- WHAT THIS TASK INVOLVES
In the records that follow, show each line where the word "image" is present.

- DATA EXCERPTS
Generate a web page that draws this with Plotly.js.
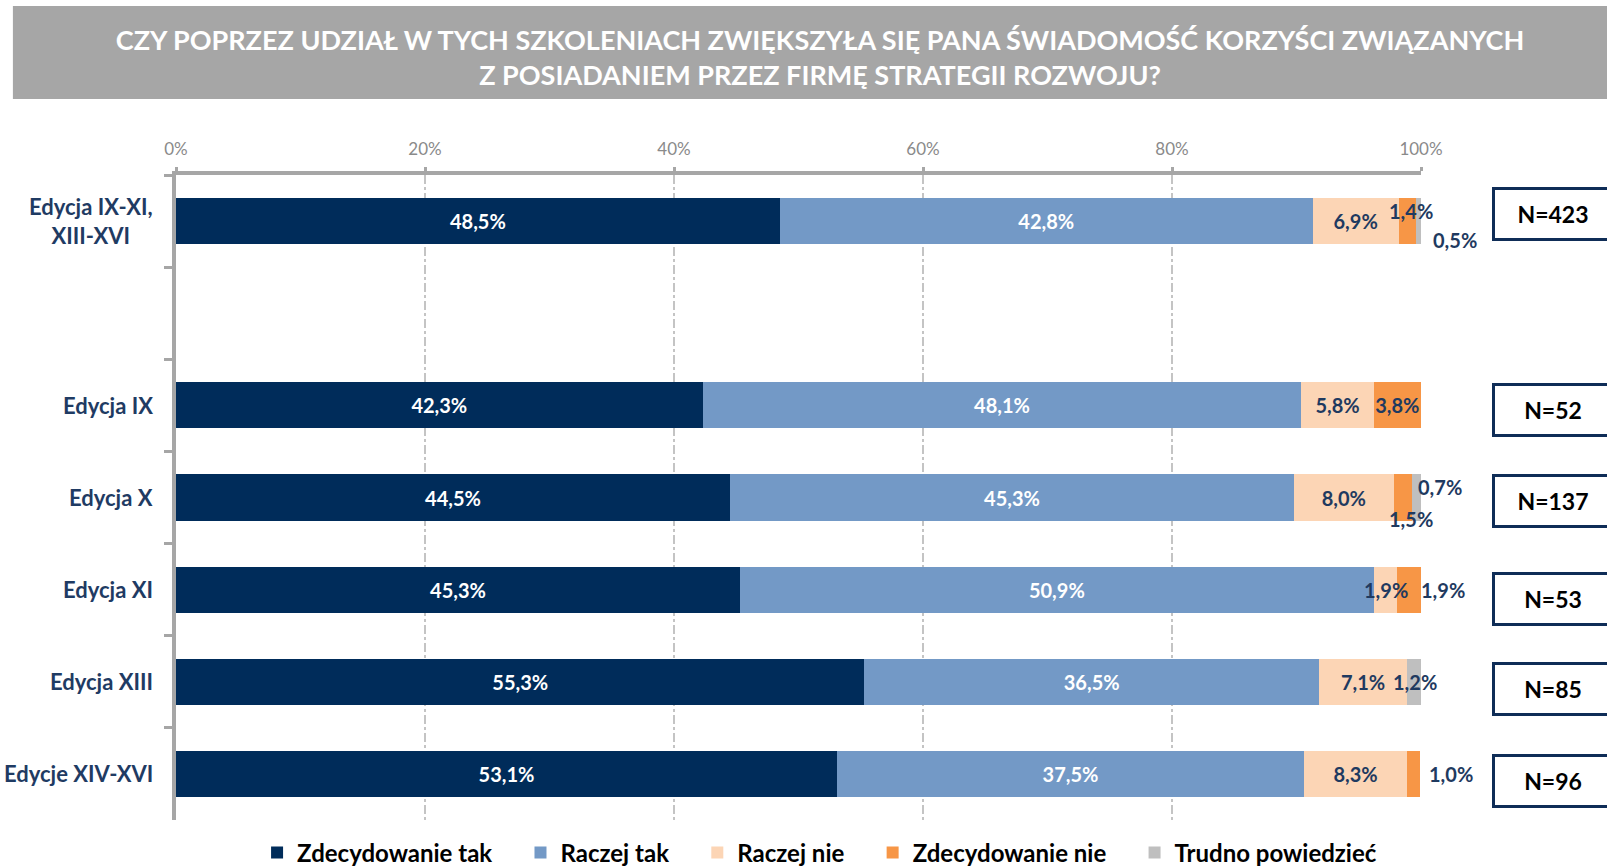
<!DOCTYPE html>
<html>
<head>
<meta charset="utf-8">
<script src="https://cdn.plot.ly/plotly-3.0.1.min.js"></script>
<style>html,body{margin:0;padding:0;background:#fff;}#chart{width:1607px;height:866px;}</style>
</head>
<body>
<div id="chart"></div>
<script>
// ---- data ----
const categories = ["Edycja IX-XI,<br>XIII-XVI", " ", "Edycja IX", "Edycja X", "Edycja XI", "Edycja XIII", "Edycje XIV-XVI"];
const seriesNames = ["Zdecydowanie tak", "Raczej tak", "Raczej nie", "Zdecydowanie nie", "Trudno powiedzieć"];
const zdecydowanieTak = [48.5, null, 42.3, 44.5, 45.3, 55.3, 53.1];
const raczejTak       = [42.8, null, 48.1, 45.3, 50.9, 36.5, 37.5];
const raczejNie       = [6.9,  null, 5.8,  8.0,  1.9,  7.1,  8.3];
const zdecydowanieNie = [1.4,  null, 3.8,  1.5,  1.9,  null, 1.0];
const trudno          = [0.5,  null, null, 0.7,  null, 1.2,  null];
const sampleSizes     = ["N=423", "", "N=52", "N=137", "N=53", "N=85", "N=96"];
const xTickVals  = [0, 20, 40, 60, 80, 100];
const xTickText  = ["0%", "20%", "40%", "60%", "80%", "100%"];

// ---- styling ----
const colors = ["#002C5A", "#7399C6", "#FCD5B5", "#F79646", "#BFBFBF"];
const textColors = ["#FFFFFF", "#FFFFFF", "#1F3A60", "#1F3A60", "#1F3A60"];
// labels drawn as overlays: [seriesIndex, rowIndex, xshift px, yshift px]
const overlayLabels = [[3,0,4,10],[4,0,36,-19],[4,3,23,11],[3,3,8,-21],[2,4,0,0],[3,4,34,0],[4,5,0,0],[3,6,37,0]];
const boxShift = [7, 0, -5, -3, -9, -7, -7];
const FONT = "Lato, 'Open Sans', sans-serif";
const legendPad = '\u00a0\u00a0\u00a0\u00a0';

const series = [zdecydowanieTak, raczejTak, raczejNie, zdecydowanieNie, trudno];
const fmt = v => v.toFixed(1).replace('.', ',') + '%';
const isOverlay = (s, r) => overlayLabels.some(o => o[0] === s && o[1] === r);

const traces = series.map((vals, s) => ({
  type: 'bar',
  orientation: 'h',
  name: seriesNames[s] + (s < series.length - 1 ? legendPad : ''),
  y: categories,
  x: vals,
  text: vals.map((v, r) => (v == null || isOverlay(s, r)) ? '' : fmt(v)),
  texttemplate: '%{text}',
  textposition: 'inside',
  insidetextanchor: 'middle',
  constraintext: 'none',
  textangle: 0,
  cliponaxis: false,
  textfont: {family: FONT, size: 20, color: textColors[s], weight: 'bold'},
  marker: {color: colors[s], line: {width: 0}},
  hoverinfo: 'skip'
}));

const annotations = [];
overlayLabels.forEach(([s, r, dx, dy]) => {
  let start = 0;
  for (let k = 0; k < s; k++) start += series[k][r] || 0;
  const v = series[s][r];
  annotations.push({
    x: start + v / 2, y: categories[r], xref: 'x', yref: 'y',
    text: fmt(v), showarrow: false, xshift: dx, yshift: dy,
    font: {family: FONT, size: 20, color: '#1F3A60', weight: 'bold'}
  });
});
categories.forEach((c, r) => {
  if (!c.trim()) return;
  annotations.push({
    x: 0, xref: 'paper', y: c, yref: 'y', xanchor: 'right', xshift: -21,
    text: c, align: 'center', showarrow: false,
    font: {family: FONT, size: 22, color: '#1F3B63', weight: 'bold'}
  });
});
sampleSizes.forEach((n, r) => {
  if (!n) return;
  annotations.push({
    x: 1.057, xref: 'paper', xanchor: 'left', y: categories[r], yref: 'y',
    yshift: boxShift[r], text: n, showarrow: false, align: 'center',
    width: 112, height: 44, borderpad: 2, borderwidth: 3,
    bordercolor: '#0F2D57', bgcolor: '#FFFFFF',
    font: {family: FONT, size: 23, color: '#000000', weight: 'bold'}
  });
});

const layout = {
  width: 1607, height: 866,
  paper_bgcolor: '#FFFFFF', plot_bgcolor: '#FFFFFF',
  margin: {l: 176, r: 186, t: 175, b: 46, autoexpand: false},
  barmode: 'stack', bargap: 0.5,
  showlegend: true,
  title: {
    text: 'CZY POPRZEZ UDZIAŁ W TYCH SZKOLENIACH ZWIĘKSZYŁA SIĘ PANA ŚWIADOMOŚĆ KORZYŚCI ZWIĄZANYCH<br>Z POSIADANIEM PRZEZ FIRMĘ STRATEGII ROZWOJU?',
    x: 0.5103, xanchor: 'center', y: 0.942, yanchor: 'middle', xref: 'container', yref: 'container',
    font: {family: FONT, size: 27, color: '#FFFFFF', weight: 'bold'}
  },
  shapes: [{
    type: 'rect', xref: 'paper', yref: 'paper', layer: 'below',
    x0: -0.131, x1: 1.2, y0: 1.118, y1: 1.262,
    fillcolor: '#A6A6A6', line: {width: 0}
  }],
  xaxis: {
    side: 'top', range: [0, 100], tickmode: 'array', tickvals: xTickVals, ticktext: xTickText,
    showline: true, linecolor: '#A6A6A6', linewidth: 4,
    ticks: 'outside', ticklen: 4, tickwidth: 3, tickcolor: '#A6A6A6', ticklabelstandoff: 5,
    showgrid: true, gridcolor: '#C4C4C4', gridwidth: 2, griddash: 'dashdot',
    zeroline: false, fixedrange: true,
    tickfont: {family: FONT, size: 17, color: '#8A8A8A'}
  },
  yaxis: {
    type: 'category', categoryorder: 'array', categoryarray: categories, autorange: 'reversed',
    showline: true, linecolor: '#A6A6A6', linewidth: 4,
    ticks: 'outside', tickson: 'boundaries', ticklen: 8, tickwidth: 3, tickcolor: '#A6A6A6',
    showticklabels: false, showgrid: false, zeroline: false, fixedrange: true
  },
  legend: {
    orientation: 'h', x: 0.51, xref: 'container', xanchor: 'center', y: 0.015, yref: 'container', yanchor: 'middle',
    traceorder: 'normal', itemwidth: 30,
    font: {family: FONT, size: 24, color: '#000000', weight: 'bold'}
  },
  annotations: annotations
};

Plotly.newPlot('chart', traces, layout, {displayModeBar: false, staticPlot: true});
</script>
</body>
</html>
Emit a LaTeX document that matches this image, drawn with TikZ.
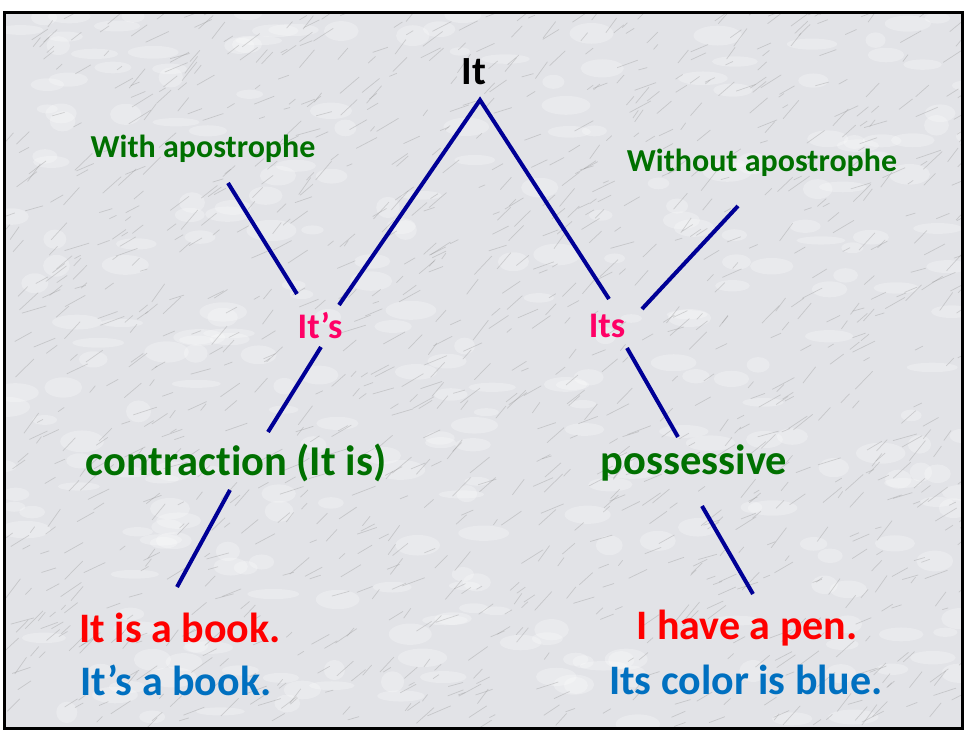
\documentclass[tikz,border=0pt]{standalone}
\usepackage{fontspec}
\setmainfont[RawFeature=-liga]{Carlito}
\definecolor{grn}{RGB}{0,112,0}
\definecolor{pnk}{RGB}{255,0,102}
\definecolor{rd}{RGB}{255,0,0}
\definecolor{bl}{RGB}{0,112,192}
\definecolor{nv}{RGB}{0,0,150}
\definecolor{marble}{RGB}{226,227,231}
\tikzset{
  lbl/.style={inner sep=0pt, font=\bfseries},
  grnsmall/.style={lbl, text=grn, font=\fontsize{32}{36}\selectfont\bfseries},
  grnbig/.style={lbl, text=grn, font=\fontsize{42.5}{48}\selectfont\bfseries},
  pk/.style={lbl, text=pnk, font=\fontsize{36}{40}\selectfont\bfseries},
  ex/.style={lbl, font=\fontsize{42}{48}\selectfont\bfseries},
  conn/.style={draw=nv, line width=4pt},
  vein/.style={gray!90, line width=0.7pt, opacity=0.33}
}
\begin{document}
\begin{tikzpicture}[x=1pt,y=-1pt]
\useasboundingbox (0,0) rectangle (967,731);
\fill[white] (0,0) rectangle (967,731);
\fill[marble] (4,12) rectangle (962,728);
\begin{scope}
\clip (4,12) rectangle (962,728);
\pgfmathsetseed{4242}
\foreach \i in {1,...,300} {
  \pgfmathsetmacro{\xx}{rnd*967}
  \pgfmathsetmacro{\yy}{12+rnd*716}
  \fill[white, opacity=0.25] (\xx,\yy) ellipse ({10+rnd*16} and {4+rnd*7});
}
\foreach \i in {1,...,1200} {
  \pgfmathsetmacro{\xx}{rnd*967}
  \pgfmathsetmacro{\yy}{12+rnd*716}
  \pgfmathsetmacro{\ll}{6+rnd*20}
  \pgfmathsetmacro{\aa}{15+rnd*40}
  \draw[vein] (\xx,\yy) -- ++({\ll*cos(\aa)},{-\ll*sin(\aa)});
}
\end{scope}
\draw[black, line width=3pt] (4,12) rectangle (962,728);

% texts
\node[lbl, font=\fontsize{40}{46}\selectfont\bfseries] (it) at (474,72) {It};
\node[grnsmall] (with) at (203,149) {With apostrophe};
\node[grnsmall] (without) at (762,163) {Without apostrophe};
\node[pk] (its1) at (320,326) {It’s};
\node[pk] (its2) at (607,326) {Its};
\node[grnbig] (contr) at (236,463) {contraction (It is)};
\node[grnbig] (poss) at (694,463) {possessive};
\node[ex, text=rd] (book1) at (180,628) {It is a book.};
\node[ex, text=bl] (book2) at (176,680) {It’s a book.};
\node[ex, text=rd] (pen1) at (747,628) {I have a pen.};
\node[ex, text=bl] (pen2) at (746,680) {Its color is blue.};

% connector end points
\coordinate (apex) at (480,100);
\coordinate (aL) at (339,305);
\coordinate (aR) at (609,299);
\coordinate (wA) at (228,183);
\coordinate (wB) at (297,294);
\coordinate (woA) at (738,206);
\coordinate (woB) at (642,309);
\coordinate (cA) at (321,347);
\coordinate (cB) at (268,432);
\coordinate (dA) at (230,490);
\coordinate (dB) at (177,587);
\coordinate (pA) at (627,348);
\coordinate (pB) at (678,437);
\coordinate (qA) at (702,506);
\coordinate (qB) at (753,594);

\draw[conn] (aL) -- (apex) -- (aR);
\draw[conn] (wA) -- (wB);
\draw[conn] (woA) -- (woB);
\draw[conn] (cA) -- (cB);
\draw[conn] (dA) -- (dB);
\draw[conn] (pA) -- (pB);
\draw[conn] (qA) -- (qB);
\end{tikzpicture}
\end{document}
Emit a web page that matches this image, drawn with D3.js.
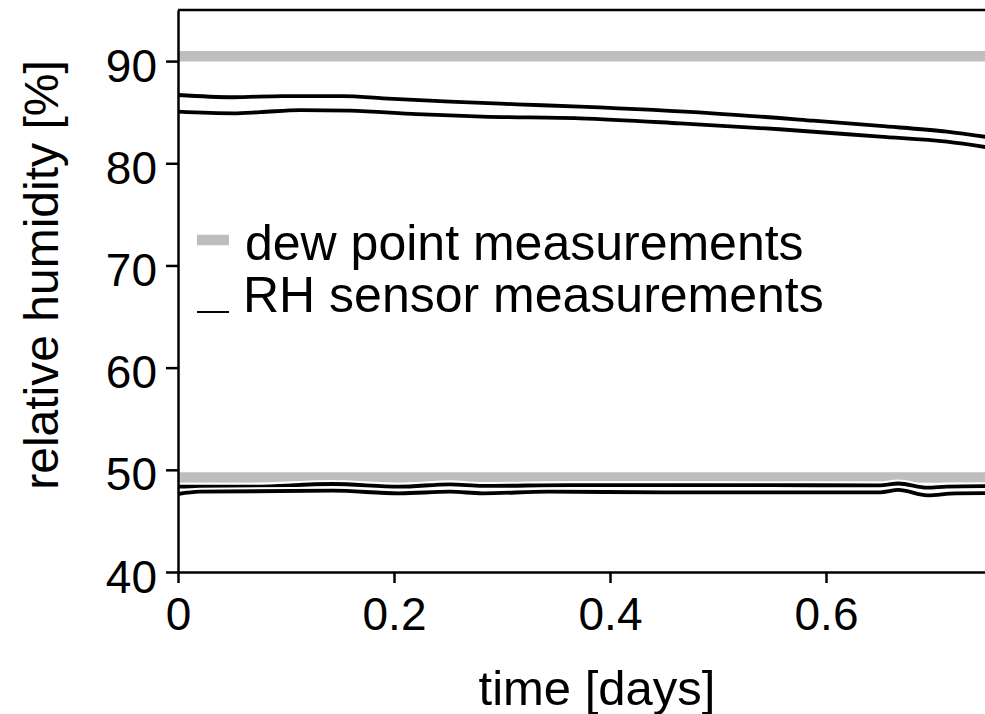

- THE RESPONSE
Emit a LaTeX document that matches this image, drawn with TikZ.
Emit a web page that matches this image, drawn with D3.js.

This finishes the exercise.